KEY POINTS:
The Government will today announce a wholesale funding guarantee scheme for banks.
While it will dovetail with Australia's approach, the wildcard may be measures to help borrowers in return for taxpayers underwriting the big banks' $300 billion funding risk.
Since announcing the retail deposit guarantee four weeks ago, Treasury and Reserve Bank officials have been working on a wholesale scheme seen by many as necessary to ensure our big local banks are not disadvantaged when competing for funds on wholesale markets.
Most other developed countries now have such schemes, and in these uncertain times investors may well prove shy of investing in institutions without Government backing.
New Zealand, however, has been waiting for details of Australia's wholesale scheme so that ours, when it is unveiled, will be compatible.
Any serious discrepancies between Australia's scheme and our own are likely to result in even more messy unintended consequences, just as the hasty introduction of retail schemes in both countries has.
Australia's Treasury released further details of its scheme early this week, which was probably the catalyst for Finance Minister Michael Cullen to say a final decision on the local scheme was close. Yesterday he confirmed he would make an announcement today.

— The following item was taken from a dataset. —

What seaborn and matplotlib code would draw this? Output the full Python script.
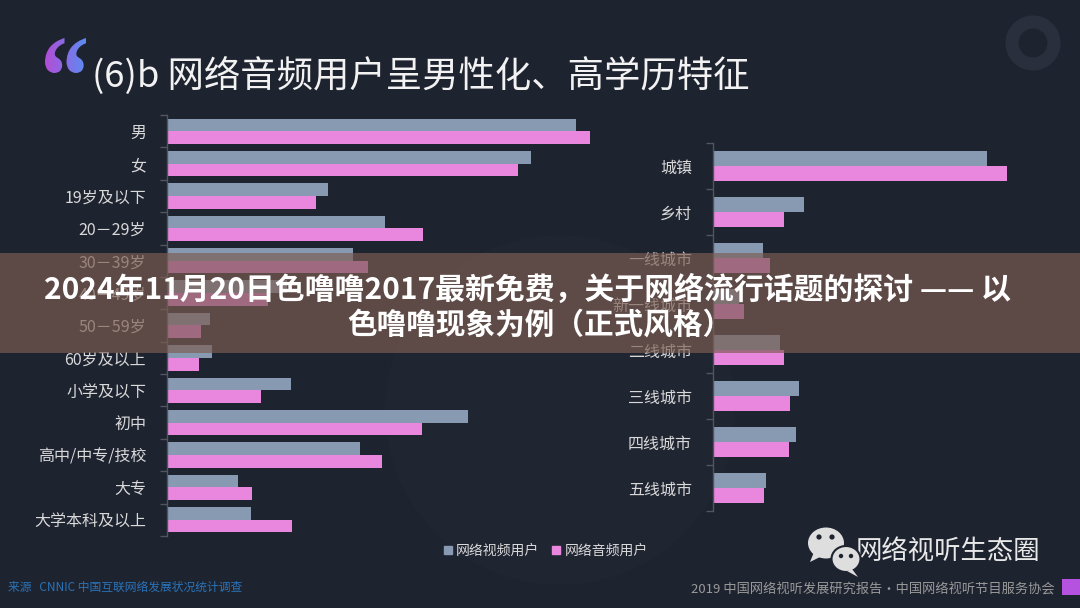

"[We're] probably best to do it some time over the weekend while the markets are closed and to give some time for people to think through the consequences of any such scheme," he said earlier in the week.
The Australian scheme will see banks and financial institutions pay for their coverage on the basis of their credit rating.
AA rated institutions, which include the big four Australian banks, will pay 0.7 per cent of the sum raised for the cover. A rated outfits will pay 1 per cent, and BBB and less or unrated institutions will pay 1.5 per cent.
The scheme will run for five years. "It's sort of a risk adjusted scheme which makes sense," said PricewaterhouseCoopers partner Paul Skillender. "I would expect that you would get something similar in New Zealand, although I'm not 100 per cent sure they'll close all the gaps, compared to the Australian scheme."
Skillender said the cost and term of the New Zealand version were two of the three key points he would be looking for.
Pricing is perhaps the most important factor. Cullen has clearly said he regards both the retail and wholesale schemes as necessary evils. By setting the price relatively high, the banks will be discouraged from using the facility unless they really have to.
ANZ National Bank chief executive Graham Hodges last week told the Herald that it was entirely possible the additional risk premium paid by banks that were highly rated but were not covered by such a guarantee would be similar to the cost of the guarantee.
Skillender said the third point he would be looking for in any announcement this weekend was the inclusion of measures to achieve some kind of policy objectives.
Although Cullen did not rule it out last week, it seems unlikely the Government will require the banks to float shares on the local market as part of the deal.
"Even if they didn't go that far, there is potential that they might incorporate other social objectives around managing hardship for borrowers," said Skillender.
That is the type of concession from the banks that bank workers' union Finsec called for yesterday.
Its campaigns director, Andrew Campbell, said: "The quid pro quo needed for the wholesale deposit scheme is strong lending regulation attached to it."